Iran e Stati Uniti tornano al tavolo delle trattative. Il prossimo confronto diretto – il quarto da inizio aprile – è in calendario per sabato a Roma, con la mediazione ormai abituale del Sultanato dell’Oman (che metterà a disposizione la propria ambasciata su Via della Camilluccia). Lo ha confermato il ministro degli Esteri iraniano Abbas Araghchi, a margine del Consiglio dei ministri di Teheran.
Prima di allora, ha aggiunto, è previsto per venerdì un faccia a faccia con le controparti di Francia, Germania e Regno Unito, sempre nella Città eterna.
L’obiettivo è quello di sbloccare il dossier nucleare, che nelle ultime settimane ha subito un’accelerazione su entrambi i fronti: da un lato la produzione iraniana di uranio arricchito vicino alla soglia militare, dall’altro la pressione americana per evitare un’escalation. “Vogliamo costruire su quanto emerso nei colloqui di Mascate – ha spiegato Araghchi – e verificare le reali intenzioni degli europei, soprattutto in vista della possibile reintroduzione delle sanzioni Onu dopo ottobre”.
L’Italia torna così a ospitare un round delicatissimo, che fa seguito ai precedenti tenutisi nell’ambasciata omanita a Roma e a Mascate. Due fonti diplomatiche citate da Reuters hanno confermato che i cosiddetti “E3” europei – ovvero Parigi, Berlino e Londra – saranno rappresentati dai rispettivi direttori politici.

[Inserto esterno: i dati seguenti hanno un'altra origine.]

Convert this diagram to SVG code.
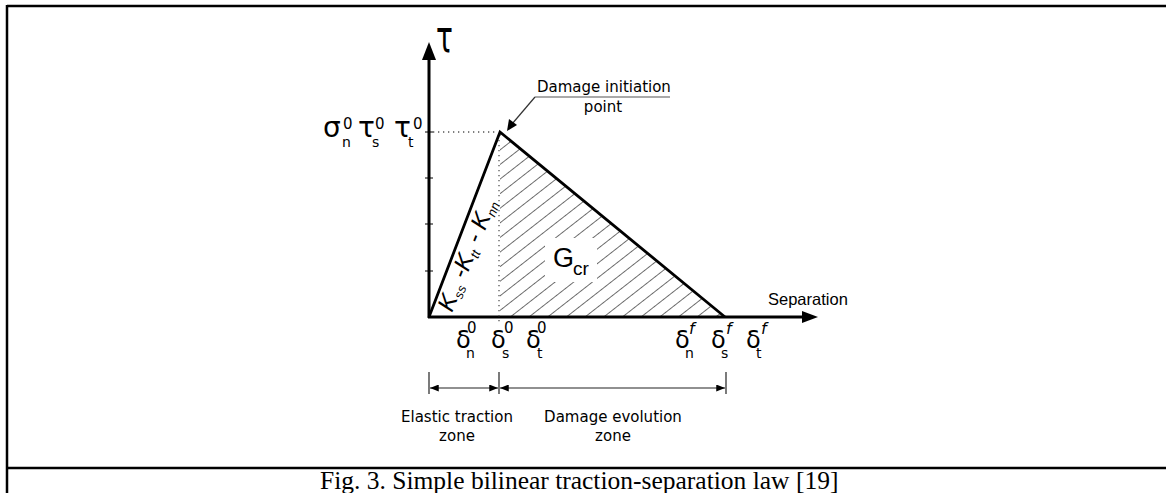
<svg xmlns="http://www.w3.org/2000/svg" width="1166" height="493" viewBox="0 0 1166 493">
<defs>
<style>
.frame{stroke:#000;stroke-width:2.5;fill:none}
.axis{stroke:#000;stroke-width:3;fill:none}
.curve{stroke:#000;stroke-width:2.8;fill:none;stroke-linejoin:miter}
.dot{stroke:#555;stroke-width:1.3;stroke-dasharray:1.3 3.7;fill:none}
.tick{stroke:#000;stroke-width:1;fill:none}
.dim{stroke:#222;stroke-width:1.2;fill:none}
.dv{font-family:"DejaVu Sans",sans-serif;fill:#000}
.ar{font-family:"Liberation Sans",Arial,sans-serif;fill:#000}
.cap{font-family:"Liberation Serif","Times New Roman",serif;font-size:25.5px;fill:#000}
.mid{text-anchor:middle}
.big{font-size:28px}
.dl{font-size:24px}
.sp{font-size:15px}
.sb{font-size:14px}
.fi{font-size:16px;font-style:italic}
</style>
<marker id="ah" viewBox="0 0 10 8" refX="10" refY="4" markerWidth="9" markerHeight="7" markerUnits="userSpaceOnUse" orient="auto-start-reverse"><path d="M0,0 L10,4 L0,8 z" fill="#000"/></marker>
<pattern id="hatch" patternUnits="userSpaceOnUse" width="40" height="11.5" patternTransform="rotate(-38)"><line x1="0" y1="0.5" x2="40" y2="0.5" stroke="#6a6a6a" stroke-width="1"/></pattern>
<clipPath id="tri"><polygon points="500,133 500,316 722,316"/></clipPath>
</defs>
<rect width="1166" height="493" fill="#fff"/>
<g id="frame">
<line class="frame" x1="7" y1="6" x2="1166" y2="6"/>
<line class="frame" x1="7" y1="5" x2="7" y2="493"/>
<line class="frame" x1="7" y1="468" x2="1166" y2="468"/>
</g>
<g id="hatching">
<rect x="499" y="128" width="230" height="192" fill="url(#hatch)" clip-path="url(#tri)"/>
<rect x="545" y="238" width="52" height="44" fill="#fff"/>
</g>
<g id="axes">
<line class="axis" x1="429" y1="318" x2="429" y2="58"/>
<polygon points="422,60 429,42 436,60" fill="#000"/>
<line class="axis" x1="428" y1="317" x2="803" y2="317"/>
<polygon points="802,311 818,317 802,323" fill="#000"/>
<line class="tick" x1="425" y1="132" x2="433" y2="132"/>
<line class="tick" x1="425" y1="178" x2="433" y2="178"/>
<line class="tick" x1="425" y1="224" x2="433" y2="224"/>
<line class="tick" x1="425" y1="271" x2="433" y2="271"/>
<line class="dot" x1="433" y1="132" x2="498" y2="132"/>
<line class="dot" x1="499" y1="135" x2="499" y2="322"/>
</g>
<g id="curve">
<polyline class="curve" points="429,317 500,132 725,317"/>
</g>
<g id="connectors">
<line x1="535" y1="97" x2="670" y2="97" stroke="#555" stroke-width="1.2"/>
<line x1="535" y1="97" x2="512" y2="124" stroke="#333" stroke-width="1.2"/>
<polygon points="507,131 509,119 517,125" fill="#000"/>
<line class="dim" x1="429" y1="372" x2="429" y2="394"/>
<line class="dim" x1="499" y1="372" x2="499" y2="394"/>
<line class="dim" x1="726" y1="372" x2="726" y2="394"/>
<line class="dim" x1="430" y1="388" x2="498" y2="388" marker-start="url(#ah)" marker-end="url(#ah)"/>
<line class="dim" x1="500" y1="388" x2="725" y2="388" marker-start="url(#ah)" marker-end="url(#ah)"/>
</g>
<g id="label-tau">
<text class="dv" transform="translate(436,52) scale(1,1.6)" font-size="28">τ</text>
</g>
<g id="label-y0">
<text class="dv big" x="323" y="137">σ<tspan class="sp" x="343" dy="-8">0</tspan><tspan class="sb" x="342" dy="18">n</tspan></text>
<text class="dv big" x="358" y="137">τ<tspan class="sp" x="375" dy="-8">0</tspan><tspan class="sb" x="372" dy="18">s</tspan></text>
<text class="dv big" x="394" y="137">τ<tspan class="sp" x="413" dy="-8">0</tspan><tspan class="sb" x="408" dy="18">t</tspan></text>
</g>
<g id="label-delta0">
<text class="dv dl" x="456" y="348">δ<tspan class="sp" x="467" dy="-15">0</tspan><tspan class="sb" x="466" dy="25">n</tspan></text>
<text class="dv dl" x="491" y="348">δ<tspan class="sp" x="504" dy="-15">0</tspan><tspan class="sb" x="502" dy="25">s</tspan></text>
<text class="dv dl" x="526" y="348">δ<tspan class="sp" x="537" dy="-15">0</tspan><tspan class="sb" x="537" dy="25">t</tspan></text>
</g>
<g id="label-deltaf">
<text class="dv dl" x="675" y="348">δ<tspan class="fi" x="689" dy="-14">f</tspan><tspan class="sb" x="685" dy="24">n</tspan></text>
<text class="dv dl" x="711" y="348">δ<tspan class="fi" x="726" dy="-14">f</tspan><tspan class="sb" x="721" dy="24">s</tspan></text>
<text class="dv dl" x="746" y="348">δ<tspan class="fi" x="761" dy="-14">f</tspan><tspan class="sb" x="756" dy="24">t</tspan></text>
</g>
<g id="label-stiffness">
<text class="ar" transform="translate(452,313) rotate(-68)" font-size="24" font-style="italic">K<tspan font-size="13" dy="4">ss</tspan><tspan dy="-4"> -K</tspan><tspan font-size="13" dy="4">tt</tspan><tspan dy="-4"> - K</tspan><tspan font-size="13" dy="4">nn</tspan></text>
</g>
<g id="label-gcr">
<text class="ar" x="553" y="267" font-size="27">G<tspan font-size="19" x="573" dy="8">cr</tspan></text>
</g>
<g id="label-separation">
<text class="ar" x="768" y="305" font-size="16.5">Separation</text>
</g>
<g id="label-initiation">
<text class="dv" x="537" y="92" font-size="15">Damage initiation</text>
<text class="dv mid" x="603" y="112" font-size="15">point</text>
</g>
<g id="label-elastic">
<text class="dv mid" x="457" y="422" font-size="15">Elastic traction</text>
<text class="dv mid" x="457" y="441" font-size="15">zone</text>
</g>
<g id="label-damage">
<text class="dv mid" x="613" y="422" font-size="15">Damage evolution</text>
<text class="dv mid" x="613" y="441" font-size="15">zone</text>
</g>
<g id="caption">
<text class="cap" x="320" y="489">Fig. 3. Simple bilinear traction-separation law [19]</text>
</g>
</svg>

Lunedì, la Francia ha comunque minacciato apertamente di ripristinare in blocco le sanzioni sospese con l’accordo sul nucleare del 2015 qualora Teheran metta a rischio la sicurezza europea. “Non esiteremo un solo istante”, hanno fatto sapere Parigi, Berlino e Londra con una dichiarazione congiunta.
La reazione iraniana è stata immediata e durissima. In una nota trasmessa all’agenzia ISNA, la missione dell’Iran presso le Nazioni Unite ha condannato “l’uso di minacce e ricatti economici”, definendolo “del tutto inaccettabile”. Il messaggio, rilanciato anche dal ministero degli Esteri, accusa l’Europa di voler sabotare l’unica via possibile: “Una diplomazia autentica non può prosperare sotto pressione. Se Francia e altri partner vogliono davvero un’intesa, rinuncino alla coercizione”.
Il nodo resta sempre lo stesso: il Piano d’Azione Congiunto Globale (JCPOA) firmato dieci anni fa, da cui gli Stati Uniti sono usciti unilateralmente nel 2018 sotto la prima amministrazione Trump. Da allora, l’Iran ha progressivamente violato i limiti imposti all’arricchimento e alle riserve di uranio, avvicinandosi a soglie tecnicamente compatibili con un ordigno atomico. Tutti gli altri firmatari – compresi Russia e Cina – restano formalmente nel trattato, ma l’impianto dell’accordo è ormai logoro.
Proprio per questo, il presidente statunitense Donald Trump ha fatto sapere domenica di essere “molto ottimista” sull’esito del negoziato: “Credo che l’intesa si farà. Ne sono abbastanza sicuro”, ha detto ai giornalisti.
Non altrettanto rassicurante è la posizione israeliana. Il premier Benjamin Netanyahu, intervenendo alla conferenza del Jewish News Syndicate a Gerusalemme, ha ribadito che Teheran va privata completamente della capacità di arricchire uranio. “Un accordo serio – ha detto – è solo quello che smantella l’intera infrastruttura nucleare iraniana”.
Secondo quanto riferito da fonti iraniane, Araghchi sarebbe pronto a recarsi personalmente a Berlino, Parigi e Londra “per verificare la reale disponibilità europea a una soluzione diplomatica”. Ma lo spettro del meccanismo “snapback”, che potrebbe far scattare automaticamente le sanzioni ONU in caso di inadempienze, pesa come una spada di Damocle. L’opzione resterà valida solo fino a ottobre.